Radio Frequency Interference Detection for SMAP Radiometer Using Convolutional Neural Networks

Published in IEEE Journal of Selected Topics in Applied Earth Observations and Remote Sensing, vol. 15, pp. 10099-10112, 2022

Passive remote sensing is a crucial technology for climate studies and Earth science. NASA’s soil moisture active passive (SMAP) is a remote sensing observatory that uses passive microwave radiometer to measure soil moisture and detect the freeze or thaw state of that area. Despite operating in the protected band of radio spectrum (1400-1427 MHz), the radiometer’s measurements are nonetheless tainted by radio frequency interference (RFI). Increasing number of active wireless technologies such as radar signals used in air surveillance, 5G wireless communication and unmanned aerial vehicles are contributing to RFI through either out-of-band emissions or operating in-band illegally.
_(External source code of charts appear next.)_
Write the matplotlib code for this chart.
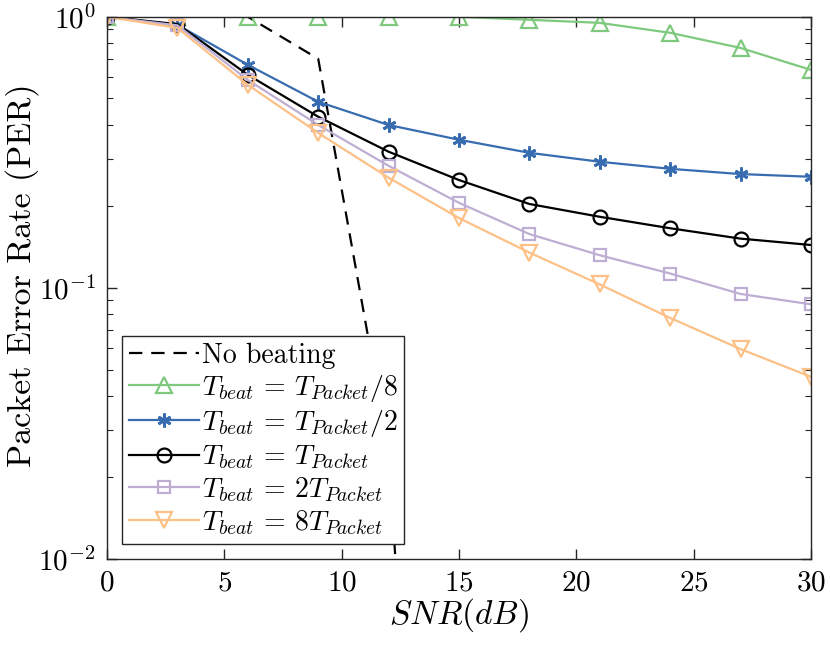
import numpy as np
import matplotlib
matplotlib.use("Agg")
import matplotlib.pyplot as plt
from matplotlib.ticker import LogLocator, NullFormatter

plt.rcParams['font.family'] = 'serif'
plt.rcParams['font.serif'] = ['cmr10']
plt.rcParams['mathtext.fontset'] = 'cm'
plt.rcParams['axes.formatter.use_mathtext'] = True

# SNR points (dB)
snr = [0, 3, 6, 9, 12, 15, 18, 21, 24, 27, 30]
snr_nobeat = [0, 3, 6, 9, 12, 15]

# packet error rates
per_nobeat = [1.0, 1.0, 1.0, 0.70, 0.025, 2e-6]
per_t8 = [1.0, 1.0, 1.0, 1.0, 1.0, 1.0, 0.975, 0.95, 0.873, 0.768, 0.637]
per_t2 = [1.0, 0.934, 0.665, 0.486, 0.399, 0.352, 0.315, 0.292, 0.275, 0.263, 0.257]
per_t1 = [1.0, 0.94, 0.611, 0.428, 0.318, 0.250, 0.204, 0.183, 0.166, 0.152, 0.144]
per_2t = [1.0, 0.93, 0.585, 0.399, 0.282, 0.206, 0.158, 0.132, 0.113, 0.095, 0.087]
per_8t = [1.0, 0.91, 0.561, 0.373, 0.255, 0.181, 0.135, 0.103, 0.0775, 0.0595, 0.047]

labels = ['No beating',
          r'$T_{beat}\,=\,T_{Packet}/8$',
          r'$T_{beat}\,=\,T_{Packet}/2$',
          r'$T_{beat}\,=\,T_{Packet}$',
          r'$T_{beat}\,=\,2T_{Packet}$',
          r'$T_{beat}\,=\,8T_{Packet}$']

fig = plt.figure(figsize=(8.3, 6.47), dpi=100)
ax = fig.add_axes([0.129, 0.136, 0.848, 0.838])

lw = 1.6
ax.plot(snr_nobeat, per_nobeat, color='black', lw=lw, ls='--', dashes=(6, 4), label=labels[0])
ax.plot(snr, per_t8, color='#7fc97f', lw=lw, marker='^', ms=11, mfc='none', mew=1.6, label=labels[1])
ax.plot(snr, per_t2, color='#386cb0', lw=lw, marker=(6, 2, 0), ms=10, mew=2.0, label=labels[2])
ax.plot(snr, per_t1, color='black', lw=lw, marker='o', ms=10, mfc='none', mew=1.6, label=labels[3])
ax.plot(snr, per_2t, color='#beaed4', lw=lw, marker='s', ms=8, mfc='none', mew=1.6, label=labels[4])
ax.plot(snr, per_8t, color='#fdc086', lw=lw, marker='v', ms=11, mfc='none', mew=1.6, label=labels[5])

ax.set_yscale('log')
ax.set_xlim(0, 30)
ax.set_ylim(1e-2, 1)
ax.set_xticks([0, 5, 10, 15, 20, 25, 30])
ax.yaxis.set_minor_locator(LogLocator(base=10, subs=np.arange(2, 10)))
ax.yaxis.set_minor_formatter(NullFormatter())

spine_c = '#262626'
for s in ax.spines.values():
    s.set_color(spine_c)
    s.set_linewidth(1.0)
ax.tick_params(which='both', direction='in', top=True, right=True, colors=spine_c,
               labelcolor='black', labelsize=21)
ax.tick_params(which='major', length=7, width=1.0, pad=8)
ax.tick_params(which='minor', length=4, width=0.8)
ax.tick_params(axis='x', which='minor', bottom=False, top=False)

ax.set_xlabel(r'$SNR(dB)$', fontsize=24, labelpad=0)
ax.set_ylabel('Packet Error Rate (PER)', fontsize=24.5)
ax.yaxis.set_label_coords(-0.097, 0.524)

leg = ax.legend(loc='lower left', fontsize=20, frameon=True, fancybox=False,
                framealpha=1, edgecolor='#262626', handlelength=2.5,
                labelspacing=0.15, borderpad=0.25, handletextpad=0.1,
                borderaxespad=0.55)
leg.get_frame().set_linewidth(1.0)

fig.savefig('out.png', dpi=100)
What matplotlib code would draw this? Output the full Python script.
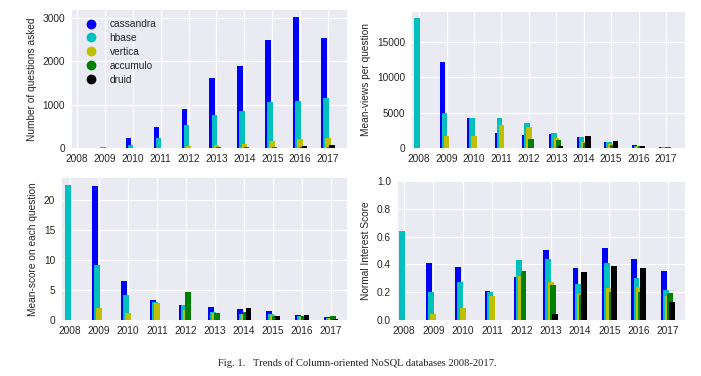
import numpy as np
import matplotlib
matplotlib.use('Agg')
import matplotlib.pyplot as plt
from matplotlib.lines import Line2D

plt.style.use('seaborn-v0_8-darkgrid')
plt.rcParams['font.family'] = ['Liberation Sans', 'DejaVu Sans']

years = ['2008', '2009', '2010', '2011', '2012', '2013', '2014', '2015', '2016', '2017']
dbs = ['cassandra', 'hbase', 'vertica', 'accumulo', 'druid']
colors = ['#0000FF', '#00BFBF', '#BFBF00', '#008000', '#000000']

# Number of questions asked
questions = {
    'cassandra': [0, 5, 240, 475, 895, 1615, 1890, 2495, 3035, 2530],
    'hbase':     [5, 20, 60, 225, 530, 760, 855, 1055, 1090, 1165],
    'vertica':   [0, 0, 5, 10, 45, 80, 100, 165, 210, 235],
    'accumulo':  [0, 0, 0, 0, 10, 20, 25, 30, 30, 25],
    'druid':     [0, 0, 0, 0, 0, 0, 2, 10, 40, 70],
}
# Mean-views per question
views = {
    'cassandra': [0, 12100, 4270, 2180, 1800, 1940, 1520, 900, 430, 190],
    'hbase':     [18300, 4980, 4170, 4270, 3510, 2180, 1560, 850, 330, 140],
    'vertica':   [0, 1710, 1710, 3220, 2940, 1420, 850, 520, 240, 100],
    'accumulo':  [0, 0, 0, 0, 1230, 1090, 710, 470, 280, 80],
    'druid':     [0, 0, 0, 0, 0, 280, 1660, 1040, 330, 60],
}
# Mean-score on each question
scores = {
    'cassandra': [0, 22.3, 6.45, 3.35, 2.45, 2.2, 1.9, 1.45, 0.85, 0.45],
    'hbase':     [22.5, 9.15, 4.2, 3.0, 2.55, 1.3, 1.0, 1.05, 0.6, 0.35],
    'vertica':   [0, 1.95, 1.2, 2.8, 1.7, 1.1, 0.95, 0.8, 0.45, 0.3],
    'accumulo':  [0, 0, 0, 0, 4.65, 1.1, 1.3, 0.7, 0.6, 0.65],
    'druid':     [0, 0, 0, 0, 0, 0, 1.95, 0.75, 0.85, 0.22],
}
# Normal interest score
interest = {
    'cassandra': [0, 0.41, 0.38, 0.21, 0.31, 0.505, 0.375, 0.52, 0.44, 0.35],
    'hbase':     [0.64, 0.2, 0.27, 0.205, 0.435, 0.44, 0.26, 0.41, 0.305, 0.215],
    'vertica':   [0, 0.045, 0.09, 0.17, 0.32, 0.27, 0.19, 0.23, 0.24, 0.175],
    'accumulo':  [0, 0, 0, 0, 0.355, 0.25, 0.18, 0.2, 0.2, 0.197],
    'druid':     [0, 0, 0, 0, 0, 0.04, 0.345, 0.39, 0.375, 0.13],
}

fig = plt.figure(figsize=(7.01, 3.76), dpi=100)
fig.patch.set_facecolor('white')

panels = [
    (questions, 'Number of questions asked', [0.1027, 0.6064, 0.3923, 0.367], (-0.18, 9.68), None),
    (views, 'Mean-views per question', [0.5877, 0.6064, 0.3894, 0.3617], (-0.26, 9.69), None),
    (scores, 'Mean-score on each question', [0.0884, 0.1489, 0.4066, 0.3777], (-0.28, 9.55), None),
    (interest, 'Normal Interest Score', [0.5678, 0.1489, 0.4094, 0.3697], (-0.2, 9.58), (0, 1.0)),
]

x = np.arange(len(years))
w = 0.2
for data, ylabel, pos, xlim, ylim in panels:
    ax = fig.add_axes(pos)
    ax.set_facecolor('#EAEAF2')
    for i, (db, c) in enumerate(zip(dbs, colors)):
        ax.bar(x - 0.25 + 0.075 * i, data[db], width=w, align='edge', color=c, linewidth=0)
    ax.set_xticks(x)
    ax.set_xticklabels(years)
    ax.set_xlim(*xlim)
    if ylim:
        ax.set_ylim(*ylim)
    ax.set_ylabel(ylabel, fontsize=7.3, color='#262626')
    ax.tick_params(labelsize=7.3, colors='#262626', length=0)
    ax.tick_params(axis='x', pad=4)
    ax.tick_params(axis='y', pad=5)
    ax.grid(True, color='white', linewidth=0.9)
    ax.set_axisbelow(True)
    for s in ax.spines.values():
        s.set_visible(False)
    if data is questions:
        handles = [Line2D([], [], marker='o', ls='none', color=c, markersize=6) for c in colors]
        ax.legend(handles, dbs, loc='upper left', frameon=False, fontsize=7.3,
                  bbox_to_anchor=(0.0, 1.0), handletextpad=0.8, labelspacing=0.38)

fig.text(0.51, 0.035, 'Fig. 1.   Trends of Column-oriented NoSQL databases 2008-2017.',
         ha='center', va='center', fontsize=7.6, family='Liberation Serif', color='#222222')

fig.savefig('out.png', dpi=100)
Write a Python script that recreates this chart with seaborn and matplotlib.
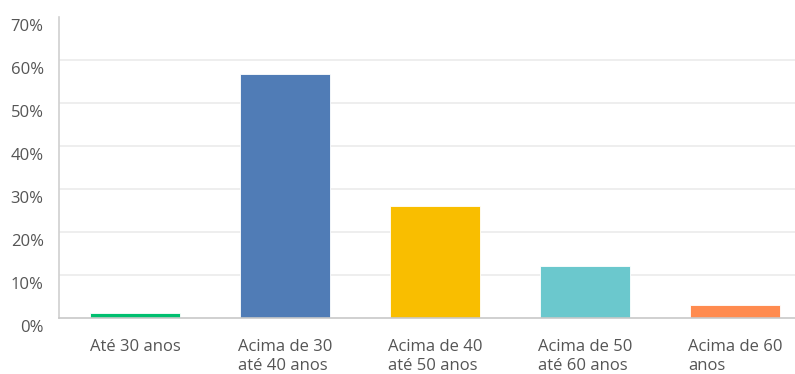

Physical modeling to detect RFI globally might prove to be challenging as RFI can be generated from single as well as multiple sources and these can be divided as pulsed or continuous wave RFI. In this study, a deep learning (DL) based RFI detection method is proposed with novel convolutional neural network framework that can detect different types of RFI on global scale. This is a data-driven approach where detection framework learns directly from the SMAP data products to make a decision whether a certain footprint is RFI contaminated or not. SMAP’s level 1A data products that contain antenna counts of different raw moment along with Stokes parameters are used in this study to produce spectrograms and level 1B data products containing the quality flags are used to dynamically label those spectrograms. This study’s robust DL framework provided highest accuracy with the raw moments of horizontal polarization (99.99%) to detect RFI globally.

Recommended citation: A. M. Alam, M. Kurum, and A. C. Gurbuz, "Radio Frequency Interference Detection for SMAP Radiometer Using Convolutional Neural Networks," in IEEE Journal of Selected Topics in Applied Earth Observations and Remote Sensing, vol. 15, pp. 10099-10112, 2022, doi: 10.1109/JSTARS.2022.3223198.